**PROBLEM TO SOLVE**. Write out the data again exactly, skipping every picture.

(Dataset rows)
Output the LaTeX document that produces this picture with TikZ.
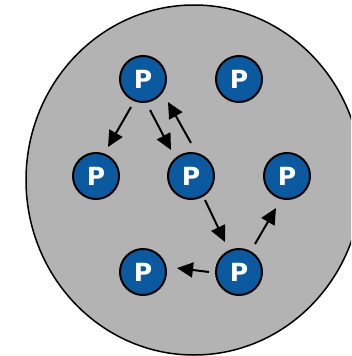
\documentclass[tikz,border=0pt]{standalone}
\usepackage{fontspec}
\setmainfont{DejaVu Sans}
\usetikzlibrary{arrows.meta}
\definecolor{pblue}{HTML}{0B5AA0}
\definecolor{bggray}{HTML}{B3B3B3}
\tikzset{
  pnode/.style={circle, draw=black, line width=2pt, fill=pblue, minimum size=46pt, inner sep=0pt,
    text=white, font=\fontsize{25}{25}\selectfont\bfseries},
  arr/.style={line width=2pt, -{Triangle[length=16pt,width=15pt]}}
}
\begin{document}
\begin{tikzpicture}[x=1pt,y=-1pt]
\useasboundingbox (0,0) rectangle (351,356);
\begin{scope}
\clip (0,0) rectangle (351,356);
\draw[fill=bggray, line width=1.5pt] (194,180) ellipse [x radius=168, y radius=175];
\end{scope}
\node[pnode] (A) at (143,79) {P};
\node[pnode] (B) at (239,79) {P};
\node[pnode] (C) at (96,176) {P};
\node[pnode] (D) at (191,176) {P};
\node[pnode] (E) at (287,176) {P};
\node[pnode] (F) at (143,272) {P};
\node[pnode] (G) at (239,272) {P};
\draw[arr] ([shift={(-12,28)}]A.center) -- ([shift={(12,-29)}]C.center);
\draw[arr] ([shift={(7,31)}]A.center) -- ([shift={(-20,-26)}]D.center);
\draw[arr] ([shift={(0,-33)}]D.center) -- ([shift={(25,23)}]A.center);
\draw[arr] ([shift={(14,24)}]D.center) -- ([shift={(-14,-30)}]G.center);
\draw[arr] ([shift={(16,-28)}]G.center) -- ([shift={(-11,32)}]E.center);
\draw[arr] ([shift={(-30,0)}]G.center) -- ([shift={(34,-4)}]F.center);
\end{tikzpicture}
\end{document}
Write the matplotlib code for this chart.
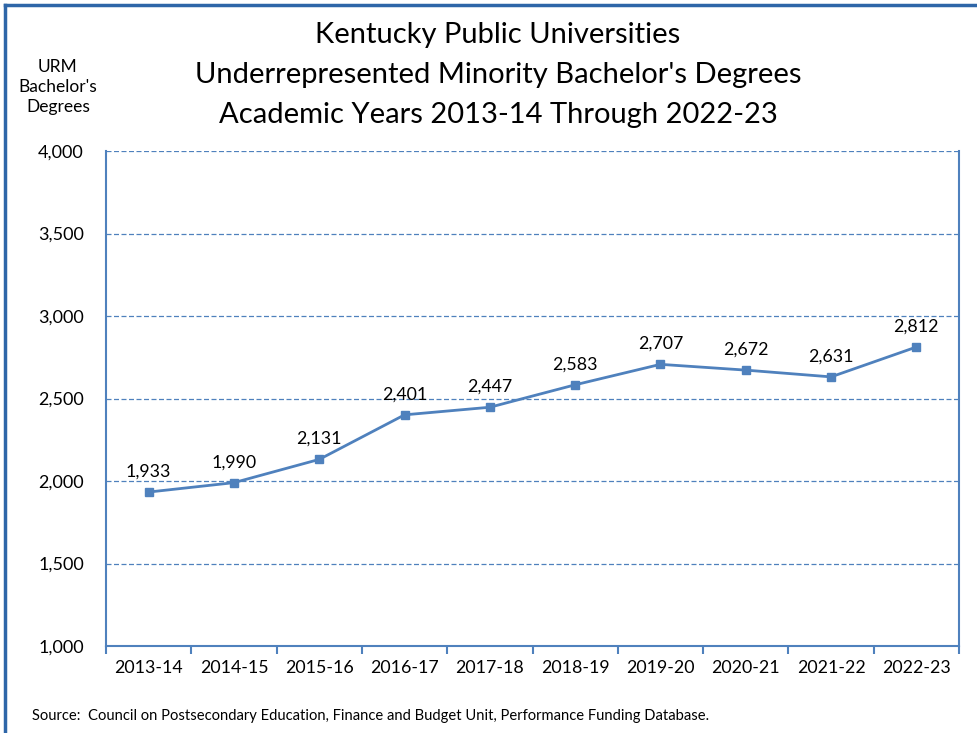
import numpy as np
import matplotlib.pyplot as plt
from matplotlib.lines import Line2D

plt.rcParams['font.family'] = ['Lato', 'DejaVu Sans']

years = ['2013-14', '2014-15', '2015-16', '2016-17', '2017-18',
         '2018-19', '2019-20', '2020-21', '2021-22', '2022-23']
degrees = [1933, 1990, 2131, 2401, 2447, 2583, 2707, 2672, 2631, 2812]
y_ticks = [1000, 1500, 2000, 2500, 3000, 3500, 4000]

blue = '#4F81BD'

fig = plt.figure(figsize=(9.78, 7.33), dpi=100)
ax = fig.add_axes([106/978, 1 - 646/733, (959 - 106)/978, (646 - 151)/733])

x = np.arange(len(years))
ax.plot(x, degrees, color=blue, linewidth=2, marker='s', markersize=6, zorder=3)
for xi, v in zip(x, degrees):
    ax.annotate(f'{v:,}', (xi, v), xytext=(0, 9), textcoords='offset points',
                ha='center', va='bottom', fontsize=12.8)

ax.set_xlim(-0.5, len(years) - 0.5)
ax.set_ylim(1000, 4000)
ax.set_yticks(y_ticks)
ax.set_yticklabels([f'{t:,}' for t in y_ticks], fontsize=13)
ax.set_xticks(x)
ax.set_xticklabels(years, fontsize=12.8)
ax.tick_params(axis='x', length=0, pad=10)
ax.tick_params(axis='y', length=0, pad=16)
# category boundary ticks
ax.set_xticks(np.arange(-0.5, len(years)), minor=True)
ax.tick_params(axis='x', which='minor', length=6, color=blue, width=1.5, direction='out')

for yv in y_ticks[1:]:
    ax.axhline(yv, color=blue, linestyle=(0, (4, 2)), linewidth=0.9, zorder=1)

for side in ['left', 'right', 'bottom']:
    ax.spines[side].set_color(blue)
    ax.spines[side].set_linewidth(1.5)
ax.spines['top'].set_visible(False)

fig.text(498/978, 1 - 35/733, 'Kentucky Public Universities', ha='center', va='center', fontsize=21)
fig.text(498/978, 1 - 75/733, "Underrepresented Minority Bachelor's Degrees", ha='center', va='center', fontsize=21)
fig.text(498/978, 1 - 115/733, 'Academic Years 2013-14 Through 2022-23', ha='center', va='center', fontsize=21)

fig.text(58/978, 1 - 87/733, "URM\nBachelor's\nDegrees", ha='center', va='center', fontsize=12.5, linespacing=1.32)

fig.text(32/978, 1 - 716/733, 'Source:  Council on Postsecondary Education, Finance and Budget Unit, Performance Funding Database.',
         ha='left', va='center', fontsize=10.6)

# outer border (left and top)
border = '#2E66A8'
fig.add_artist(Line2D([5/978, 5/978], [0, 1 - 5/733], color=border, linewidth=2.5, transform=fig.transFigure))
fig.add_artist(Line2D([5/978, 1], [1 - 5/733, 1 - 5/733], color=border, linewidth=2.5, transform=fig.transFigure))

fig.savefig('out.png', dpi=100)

**ANSWER IN FULL**.
Output the LaTeX document that produces this picture with TikZ.
\documentclass[tikz,border=0pt]{standalone}
\usepackage{fontspec}
\setmainfont{DejaVu Sans}
\usetikzlibrary{arrows.meta}
\definecolor{pblue}{HTML}{0B5AA0}
\definecolor{bggray}{HTML}{B3B3B3}
\tikzset{
  pnode/.style={circle, draw=black, line width=2pt, fill=pblue, minimum size=46pt, inner sep=0pt,
    text=white, font=\fontsize{25}{25}\selectfont\bfseries},
  arr/.style={line width=2pt, -{Triangle[length=16pt,width=15pt]}}
}
\begin{document}
\begin{tikzpicture}[x=1pt,y=-1pt]
\useasboundingbox (0,0) rectangle (351,356);
\begin{scope}
\clip (0,0) rectangle (351,356);
\draw[fill=bggray, line width=1.5pt] (194,180) ellipse [x radius=168, y radius=175];
\end{scope}
\node[pnode] (A) at (143,79) {P};
\node[pnode] (B) at (239,79) {P};
\node[pnode] (C) at (96,176) {P};
\node[pnode] (D) at (191,176) {P};
\node[pnode] (E) at (287,176) {P};
\node[pnode] (F) at (143,272) {P};
\node[pnode] (G) at (239,272) {P};
\draw[arr] ([shift={(-12,28)}]A.center) -- ([shift={(12,-29)}]C.center);
\draw[arr] ([shift={(7,31)}]A.center) -- ([shift={(-20,-26)}]D.center);
\draw[arr] ([shift={(0,-33)}]D.center) -- ([shift={(25,23)}]A.center);
\draw[arr] ([shift={(14,24)}]D.center) -- ([shift={(-14,-30)}]G.center);
\draw[arr] ([shift={(16,-28)}]G.center) -- ([shift={(-11,32)}]E.center);
\draw[arr] ([shift={(-30,0)}]G.center) -- ([shift={(34,-4)}]F.center);
\end{tikzpicture}
\end{document}
Write the matplotlib code for this chart.
import numpy as np
import matplotlib.pyplot as plt
from matplotlib.lines import Line2D

plt.rcParams['font.family'] = ['Lato', 'DejaVu Sans']

years = ['2013-14', '2014-15', '2015-16', '2016-17', '2017-18',
         '2018-19', '2019-20', '2020-21', '2021-22', '2022-23']
degrees = [1933, 1990, 2131, 2401, 2447, 2583, 2707, 2672, 2631, 2812]
y_ticks = [1000, 1500, 2000, 2500, 3000, 3500, 4000]

blue = '#4F81BD'

fig = plt.figure(figsize=(9.78, 7.33), dpi=100)
ax = fig.add_axes([106/978, 1 - 646/733, (959 - 106)/978, (646 - 151)/733])

x = np.arange(len(years))
ax.plot(x, degrees, color=blue, linewidth=2, marker='s', markersize=6, zorder=3)
for xi, v in zip(x, degrees):
    ax.annotate(f'{v:,}', (xi, v), xytext=(0, 9), textcoords='offset points',
                ha='center', va='bottom', fontsize=12.8)

ax.set_xlim(-0.5, len(years) - 0.5)
ax.set_ylim(1000, 4000)
ax.set_yticks(y_ticks)
ax.set_yticklabels([f'{t:,}' for t in y_ticks], fontsize=13)
ax.set_xticks(x)
ax.set_xticklabels(years, fontsize=12.8)
ax.tick_params(axis='x', length=0, pad=10)
ax.tick_params(axis='y', length=0, pad=16)
# category boundary ticks
ax.set_xticks(np.arange(-0.5, len(years)), minor=True)
ax.tick_params(axis='x', which='minor', length=6, color=blue, width=1.5, direction='out')

for yv in y_ticks[1:]:
    ax.axhline(yv, color=blue, linestyle=(0, (4, 2)), linewidth=0.9, zorder=1)

for side in ['left', 'right', 'bottom']:
    ax.spines[side].set_color(blue)
    ax.spines[side].set_linewidth(1.5)
ax.spines['top'].set_visible(False)

fig.text(498/978, 1 - 35/733, 'Kentucky Public Universities', ha='center', va='center', fontsize=21)
fig.text(498/978, 1 - 75/733, "Underrepresented Minority Bachelor's Degrees", ha='center', va='center', fontsize=21)
fig.text(498/978, 1 - 115/733, 'Academic Years 2013-14 Through 2022-23', ha='center', va='center', fontsize=21)

fig.text(58/978, 1 - 87/733, "URM\nBachelor's\nDegrees", ha='center', va='center', fontsize=12.5, linespacing=1.32)

fig.text(32/978, 1 - 716/733, 'Source:  Council on Postsecondary Education, Finance and Budget Unit, Performance Funding Database.',
         ha='left', va='center', fontsize=10.6)

# outer border (left and top)
border = '#2E66A8'
fig.add_artist(Line2D([5/978, 5/978], [0, 1 - 5/733], color=border, linewidth=2.5, transform=fig.transFigure))
fig.add_artist(Line2D([5/978, 1], [1 - 5/733, 1 - 5/733], color=border, linewidth=2.5, transform=fig.transFigure))

fig.savefig('out.png', dpi=100)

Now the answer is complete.